** BEGIN **

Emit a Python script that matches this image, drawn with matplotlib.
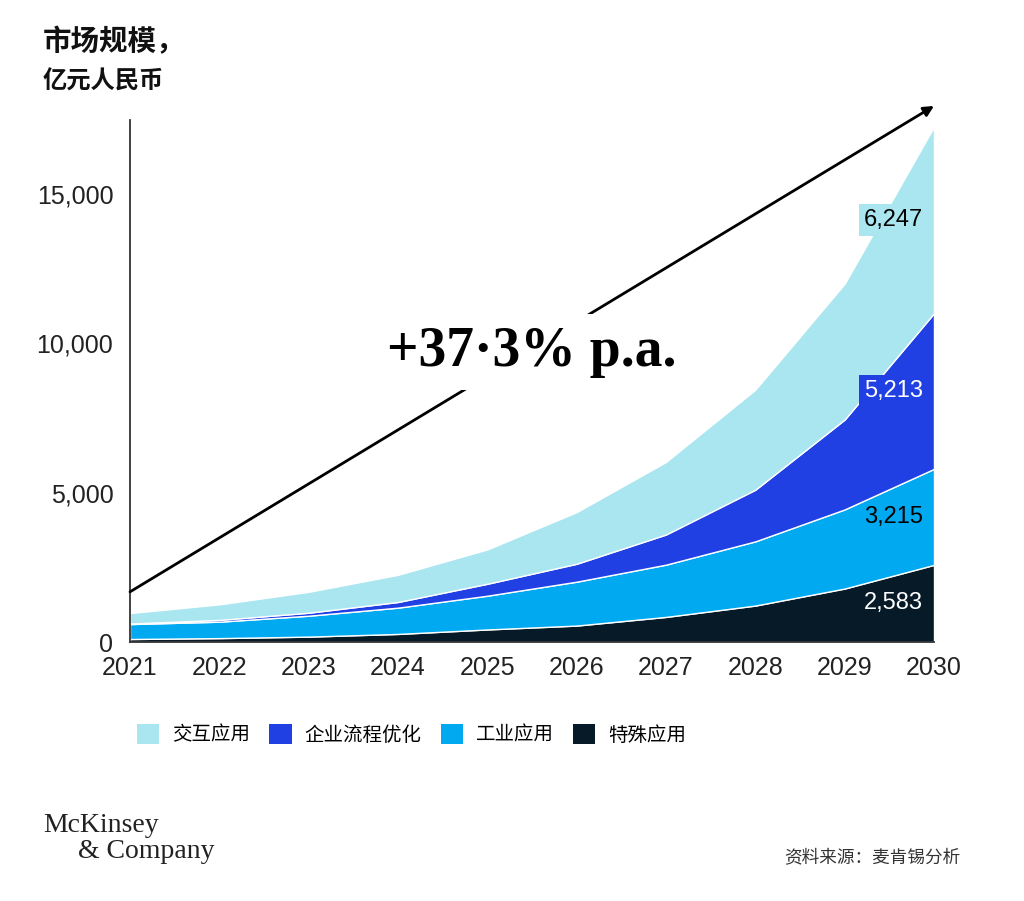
import matplotlib
matplotlib.use("Agg")
import matplotlib.pyplot as plt
from matplotlib.patches import Patch

plt.rcParams['font.family'] = ['Liberation Sans', 'Noto Sans CJK SC', 'DejaVu Sans']

years = [2021, 2022, 2023, 2024, 2025, 2026, 2027, 2028, 2029, 2030]
series_names = ["交互应用", "企业流程优化", "工业应用", "特殊应用"]
special = [100, 130, 180, 270, 420, 550, 840, 1220, 1790, 2583]
industrial = [500, 550, 700, 880, 1130, 1470, 1750, 2150, 2650, 3215]
enterprise = [20, 60, 100, 190, 400, 600, 1010, 1730, 3010, 5213]
interactive = [350, 520, 700, 910, 1150, 1730, 2430, 3350, 4550, 6247]
yticks = [0, 5000, 10000, 15000]
ytick_labels = ["0", "5,000", "10,000", "15,000"]
cagr_label = "+37·3% p.a."
title = "市场规模，"
subtitle = "亿元人民币"
source = "资料来源：麦肯锡分析"

c_inter = '#aae6f0'
c_ent = '#2140e3'
c_ind = '#00a9f0'
c_spec = '#061a28'

W, H = 1024, 901
fig = plt.figure(figsize=(W / 100, H / 100), dpi=100)
ax = fig.add_axes([130 / W, 1 - 642 / H, (934 - 130) / W, 522 / H])

ax.stackplot(years, special, industrial, enterprise, interactive,
             colors=[c_spec, c_ind, c_ent, c_inter],
             edgecolor='white', linewidth=1.0)

ax.set_xlim(2021, 2030)
ax.set_ylim(0, 17480)
ax.set_xticks(years)
ax.set_xticklabels([str(y) for y in years], fontsize=18, color='#222222')
ax.set_yticks(yticks)
ax.set_yticklabels(ytick_labels, fontsize=18, color='#222222')
ax.tick_params(axis='y', length=0, pad=12)
ax.tick_params(axis='x', length=0, pad=10)
for s in ['top', 'right']:
    ax.spines[s].set_visible(False)
for s in ['left', 'bottom']:
    ax.spines[s].set_color('#333333')
    ax.spines[s].set_linewidth(1.3)

# end labels at 2030
cum = 0
layers = [(special, 'white', None), (industrial, 'black', None),
          (enterprise, 'white', c_ent), (interactive, 'black', c_inter)]
for vals, tcol, bcol in layers:
    v = vals[-1]
    mid = cum + v / 2
    cum += v
    kw = {}
    if bcol is not None:
        kw['bbox'] = dict(boxstyle='square,pad=0.2', fc=bcol, ec='none')
    ax.annotate(f"{v:,}", xy=(2030, mid), xytext=(-8, 0), textcoords='offset points',
                ha='right', va='center', fontsize=17, color=tcol, **kw)

# CAGR arrow
ax.annotate("", xy=(2030, 17950), xytext=(2021, 1680),
            xycoords='data', annotation_clip=False,
            arrowprops=dict(arrowstyle='-|>,head_length=0.6,head_width=0.3',
                            color='black', lw=2.0, shrinkA=0, shrinkB=0),
            zorder=5)
fig.text(532 / W, 1 - 352 / H, cagr_label, fontsize=40, fontweight='bold',
         family=['Liberation Serif'], ha='center', va='center', zorder=10,
         bbox=dict(boxstyle='square,pad=0.22', fc='white', ec='none'))

# titles
fig.text(43 / W, 1 - 42 / H, title, fontsize=20.5, fontweight='bold',
         family=['Noto Sans CJK SC'], ha='left', va='center', color='#111111')
fig.text(43 / W, 1 - 82 / H, subtitle, fontsize=17.5, fontweight='bold',
         family=['Noto Sans CJK SC'], ha='left', va='center', color='#111111')

# legend
handles = [Patch(fc=c_inter, ec='none'), Patch(fc=c_ent, ec='none'),
           Patch(fc=c_ind, ec='none'), Patch(fc=c_spec, ec='none')]
fig.legend(handles, series_names, loc='center left',
           bbox_to_anchor=(129 / W, 1 - 735 / H), ncol=4, frameon=False,
           prop={'family': 'Noto Sans CJK SC', 'size': 14},
           handlelength=1.15, handleheight=1.15, handletextpad=0.65,
           columnspacing=1.0, borderaxespad=0)

# logo and source
fig.text(43 / W, 1 - 826 / H, "McKinsey", fontsize=20, family=['Liberation Serif'],
         ha='left', va='center', color='#222222')
fig.text(78 / W, 1 - 852 / H, "& Company", fontsize=20, family=['Liberation Serif'],
         ha='left', va='center', color='#222222')
fig.text(960 / W, 1 - 857 / H, source, fontsize=12.7, family=['Noto Sans CJK SC'],
         ha='right', va='center', color='#333333')

fig.savefig("out.png", dpi=100, facecolor='white')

** END **

Stated task: Write out exactly the lines between the start of the data and the line with "plt.rcParams['font.family'] = ['Liberation", including both, but none of the pictures.

Answer to the problem:
Emit a Python script that matches this image, drawn with matplotlib.
import matplotlib
matplotlib.use("Agg")
import matplotlib.pyplot as plt
from matplotlib.patches import Patch

plt.rcParams['font.family'] = ['Liberation Sans', 'Noto Sans CJK SC', 'DejaVu Sans']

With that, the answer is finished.